Store operating and general and administrative expenses were $147.2 million, compared to $154.4 million a year ago.

Net cash provided by operating activities was $17 million, an increase of $10.3 million over the prior year quarter.

The company said it believes its liquidity position will allow it to continue to execute its core strategic initiatives given the $24.4 million in cash on hand and $129.9 million in available capacity under its revolving credit facilities as of Dec. 27, 2012.

Adjusted EBITDA increased $5.1 million to $48.9 million, compared to $43.8 million a year ago.

"We improved adjusted EBITDA to $49 million in the first fiscal quarter of 2013, which is an increase of 12% from the same quarter a year ago," president and CEO Dennis G. Hatchell said. "This improvement over the prior year quarter is a reflection of our team's continued focus on improving merchandise sales and margins and controlling expenses. This was achieved despite lower fuel volume and margins compared to the same period a year ago."

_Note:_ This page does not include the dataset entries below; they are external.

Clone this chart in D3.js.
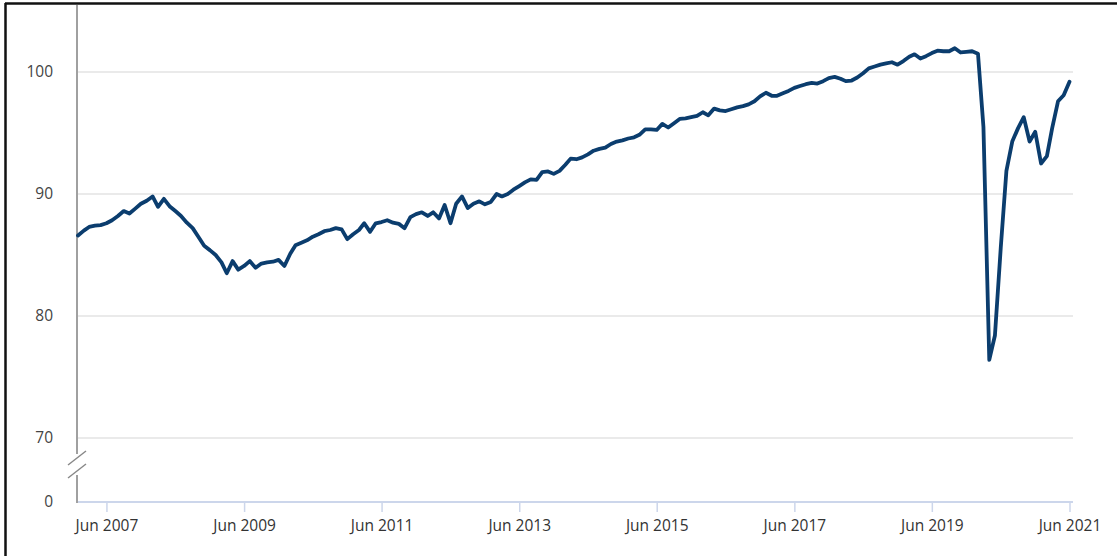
<!DOCTYPE html>
<html>
<head>
<meta charset="utf-8">
<script src="https://cdn.jsdelivr.net/npm/d3@7"></script>
<style>
  html, body { margin: 0; padding: 0; background: #fff; }
  svg { display: block; font-family: "Open Sans", "Noto Sans", sans-serif; }
</style>
</head>
<body>
<svg id="chart" width="1117" height="556"></svg>
<script>
// Monthly index, Jan 2007 .. Jun 2021
const startMonth = "2007-01";
const values = [
  86.6, 87.0, 87.3, 87.4, 87.45, 87.6, 87.85, 88.2, 88.6, 88.4, 88.8, 89.2,      // 2007
  89.45, 89.8, 88.95, 89.6, 89.0, 88.6, 88.2, 87.65, 87.2, 86.5, 85.75, 85.4,    // 2008
  85.0, 84.4, 83.5, 84.5, 83.8, 84.1, 84.5, 83.95, 84.3, 84.4, 84.45, 84.6,      // 2009
  84.1, 85.1, 85.8, 86.0, 86.2, 86.5, 86.7, 86.95, 87.05, 87.2, 87.1, 86.3,      // 2010
  86.7, 87.05, 87.6, 86.9, 87.6, 87.7, 87.85, 87.65, 87.55, 87.2, 88.1, 88.35,   // 2011
  88.5, 88.2, 88.5, 88.0, 89.1, 87.6, 89.2, 89.8, 88.85, 89.2, 89.4, 89.15,      // 2012
  89.35, 90.0, 89.8, 90.0, 90.35, 90.65, 90.95, 91.2, 91.15, 91.8, 91.85, 91.65, // 2013
  91.9, 92.4, 92.9, 92.85, 93.0, 93.25, 93.55, 93.7, 93.8, 94.1, 94.3, 94.4,     // 2014
  94.55, 94.65, 94.85, 95.3, 95.3, 95.25, 95.75, 95.45, 95.8, 96.15, 96.2, 96.3, // 2015
  96.4, 96.7, 96.45, 97.0, 96.85, 96.8, 96.95, 97.1, 97.2, 97.35, 97.6, 98.0,    // 2016
  98.3, 98.05, 98.05, 98.25, 98.45, 98.7, 98.85, 99.0, 99.1, 99.05, 99.25, 99.5, // 2017
  99.6, 99.45, 99.25, 99.3, 99.55, 99.9, 100.3, 100.45, 100.6, 100.7, 100.8, 100.6, // 2018
  100.9, 101.25, 101.45, 101.1, 101.3, 101.55, 101.75, 101.7, 101.7, 101.95, 101.6, 101.65, // 2019
  101.7, 101.5, 95.5, 76.4, 78.4, 85.6, 91.9, 94.3, 95.4, 96.3, 94.3, 95.1,      // 2020
  92.5, 93.1, 95.4, 97.6, 98.1, 99.2                                             // 2021
];
const yTicks = [0, 70, 80, 90, 100];
const xTickLabels = ["Jun 2007", "Jun 2009", "Jun 2011", "Jun 2013", "Jun 2015", "Jun 2017", "Jun 2019", "Jun 2021"];

const parseMonth = d3.timeParse("%Y-%m");
const fmt = d3.timeFormat("%b %Y");
const parseLabel = d3.timeParse("%b %Y");
const t0 = parseMonth(startMonth);
const data = values.map((v, i) => ({ date: d3.timeMonth.offset(t0, i), value: v }));

const svg = d3.select("#chart");
const plotLeft = 77, plotRight = 1073;

const x = d3.scaleTime()
  .domain([data[0].date, data[data.length - 1].date])
  .range([78, 1069.5]);

// broken axis: 0 .. 70 compressed
const y = d3.scaleLinear()
  .domain([0, 70, 100])
  .range([502, 438, 72]);

// outer frame
svg.append("line").attr("x1", 5).attr("x2", 1117).attr("y1", 3.5).attr("y2", 3.5)
  .attr("stroke", "#111").attr("stroke-width", 2.5);
svg.append("line").attr("x1", 5.5).attr("x2", 5.5).attr("y1", 3).attr("y2", 556)
  .attr("stroke", "#111").attr("stroke-width", 2.5);

// gridlines
svg.append("g").selectAll("line")
  .data(yTicks.filter(d => d > 0))
  .join("line")
  .attr("x1", plotLeft).attr("x2", plotRight)
  .attr("y1", d => y(d)).attr("y2", d => y(d))
  .attr("stroke", "#e3e3e3").attr("stroke-width", 1.5);

// y labels
svg.append("g").selectAll("text")
  .data(yTicks)
  .join("text")
  .attr("x", 53).attr("y", d => y(d))
  .attr("dy", "0.35em")
  .attr("text-anchor", "end")
  .attr("font-size", 15.5)
  .attr("fill", "#444")
  .text(d => d);

// x axis
const xTickDates = xTickLabels.map(s => parseLabel(s));
const xAxis = d3.axisBottom(x)
  .tickValues(xTickDates)
  .tickFormat(d => fmt(d))
  .tickSize(10)
  .tickSizeOuter(0)
  .tickPadding(8);
const gx = svg.append("g").attr("transform", `translate(0,${y(0)})`).call(xAxis);
gx.select(".domain").attr("d", `M${plotLeft},0H${plotRight}`).attr("stroke", "#ccd6eb").attr("stroke-width", 2);
gx.selectAll(".tick line").attr("stroke", "#ccd6eb").attr("stroke-width", 1.5);
gx.selectAll(".tick text").attr("font-size", 15.5).attr("fill", "#333")
  .attr("font-family", "\"Open Sans\", \"Noto Sans\", sans-serif");

// y axis line
svg.append("line").attr("x1", 77).attr("x2", 77).attr("y1", 5).attr("y2", y(0) + 1)
  .attr("stroke", "#a0a0a0").attr("stroke-width", 2);

// axis break marks
const yb1 = y(70) + 20, yb2 = y(70) + 33;
svg.append("rect").attr("x", 70).attr("y", yb1 - 4).attr("width", 14).attr("height", yb2 - yb1 + 8).attr("fill", "#fff");
[yb1, yb2].forEach(yy => {
  svg.append("line").attr("x1", 68).attr("x2", 86).attr("y1", yy + 7).attr("y2", yy - 7)
    .attr("stroke", "#888").attr("stroke-width", 1.5);
});

// data line
const line = d3.line().x(d => x(d.date)).y(d => y(d.value)).curve(d3.curveLinear);
svg.append("path").datum(data)
  .attr("d", line)
  .attr("fill", "none")
  .attr("stroke", "#0b3d6e")
  .attr("stroke-width", 3.8)
  .attr("stroke-linejoin", "round")
  .attr("stroke-linecap", "round");
</script>
</body>
</html>
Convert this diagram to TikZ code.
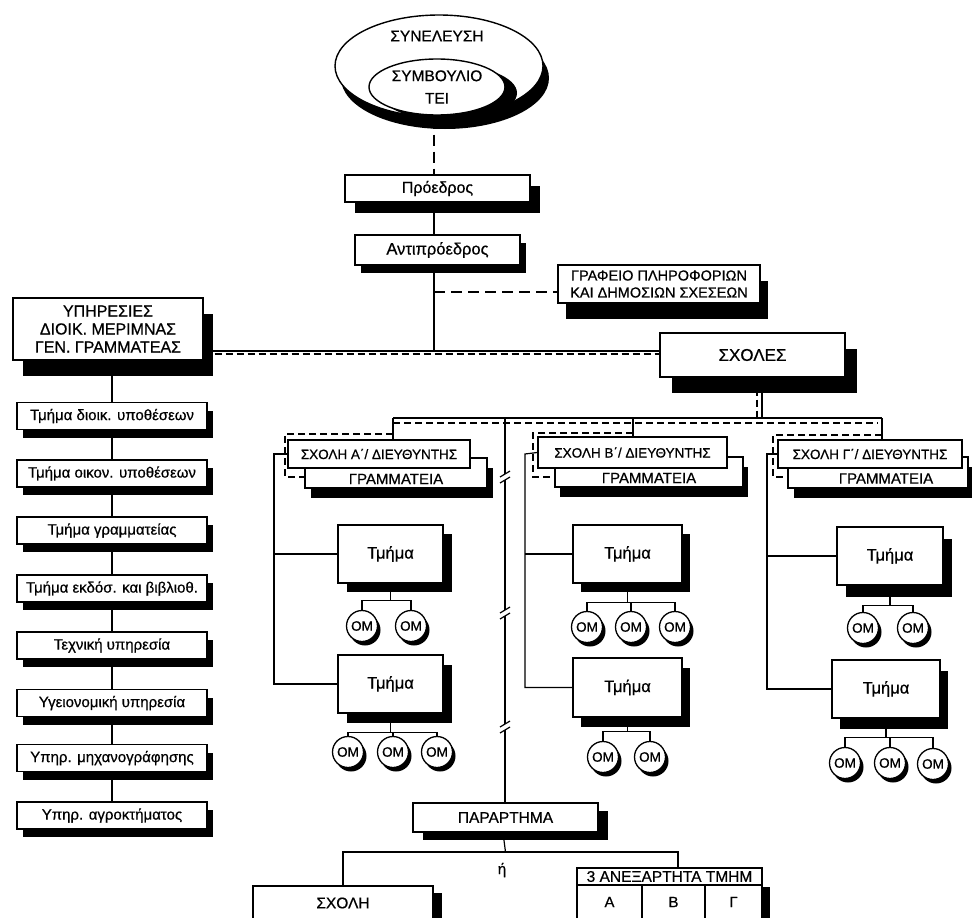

During the first quarter, the chain closed the doors on six stores and ended up the quarter with 1,572 company-operated locations, 217 quick-service restaurants (QSRs) and 71 wholesale fuel locations.

During the call, Hatchell teased the company's new "lifestyle" merchandising program and praised the company's new CFO. "We are also excited to have Clyde Preslar joining our team as senior vice president and chief financial officer," he said. "Clyde's 15 years of experience as a public company CFO and his work in the consumer goods space make him a great fit for the Pantry, and we are convinced that he will make significant contributions to the Pantry realizing its strategic initiatives."

Based in Cary, N.C., The Pantry Inc. is a leading independently operated convenience store chain in the southeastern United States and one of the largest independently operated convenience store chains in the country. The company operates approximately 1,575 stores in 13 states under select banners, including Kangaroo Express, its primary operating banner.